The Golden Rule of Shapes

Electron pairs are negative, so they repel each other. They want to stay as far apart as possible. Lone pairs (unbonded pairs) are even "pushier" than bonding pairs and squeeze the bond angles together.

Key Shapes to Memorise:

• Linear: 2 bonding pairs, 0 lone pairs. Angle: \(180^\circ\) (e.g., \(BeCl_2, CO_2\)).
• Trigonal Planar: 3 bonding pairs, 0 lone pairs. Angle: \(120^\circ\) (e.g., \(BCl_3, C_2H_4\)).
• Tetrahedral: 4 bonding pairs, 0 lone pairs. Angle: \(109.5^\circ\) (e.g., \(CH_4, NH_4^+\)).
• Trigonal Pyramidal: 3 bonding pairs, 1 lone pair. Angle: \(107^\circ\) (e.g., \(NH_3\)).
• Bent/V-Shaped: 2 bonding pairs, 2 lone pairs. Angle: \(104.5^\circ\) (e.g., \(H_2O\)).
• Trigonal Bipyramidal: 5 bonding pairs. Angles: \(90^\circ\) and \(120^\circ\) (e.g., \(PCl_5\)).
• Octahedral: 6 bonding pairs. Angle: \(90^\circ\) (e.g., \(SF_6\)).

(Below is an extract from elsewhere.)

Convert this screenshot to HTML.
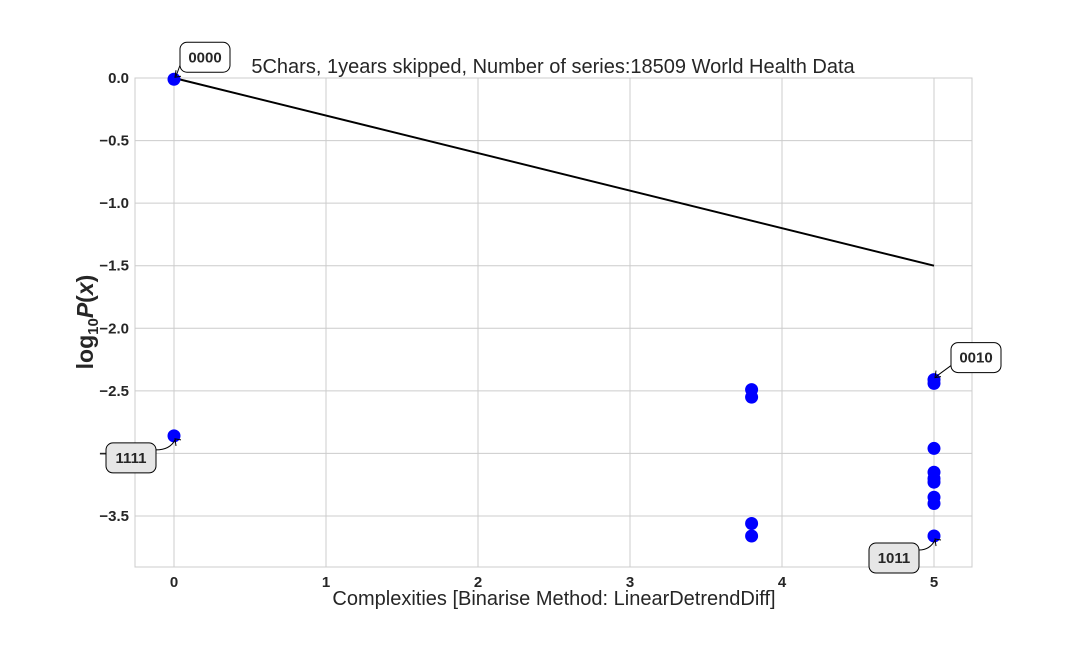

Memory Aid: Think of balloons tied together at the ends. If you tie four balloons together, they naturally push into a tetrahedral shape!

3D: Metallic Bonding – The "Sea of Electrons"

Metals have a unique way of staying together that explains why they are so useful for wires and tools.

1. The Structure

Metals consist of a giant lattice of positive metal ions surrounded by a "sea" of delocalised electrons. These electrons are free to roam through the whole structure.

2. The Bond

Metallic bonding is the strong electrostatic attraction between the positive metal ions and the delocalised electrons.

3. Explaining Properties

• Electrical Conductivity: Because the "sea" of electrons is free to move, metals can carry an electric current.
• High Melting Points: The attraction between the ions and the electrons is very strong, requiring a lot of heat energy to break.
• Malleability: When you hit a metal, the layers of ions can slide over each other, but the "sea" of electrons acts like glue, keeping the structure from shattering.

Summary: Key Takeaways

1. Ionic: Metal + Non-metal. Electron transfer. Giant lattice. High melting points.
2. Covalent: Non-metal + Non-metal. Electron sharing. Can be simple molecules or giant structures.
3. Metallic: Metal atoms. Delocalised electrons. Conducts electricity.
4. Shapes: Driven by electron pairs repelling each other. Lone pairs repel the most!
5. Electronegativity: Determines if a bond is polar or non-polar.

Don't worry if this seems tricky at first! Try drawing out the dot-and-cross diagrams and using the "balloon" analogy for shapes, and you'll be a bonding expert in no time.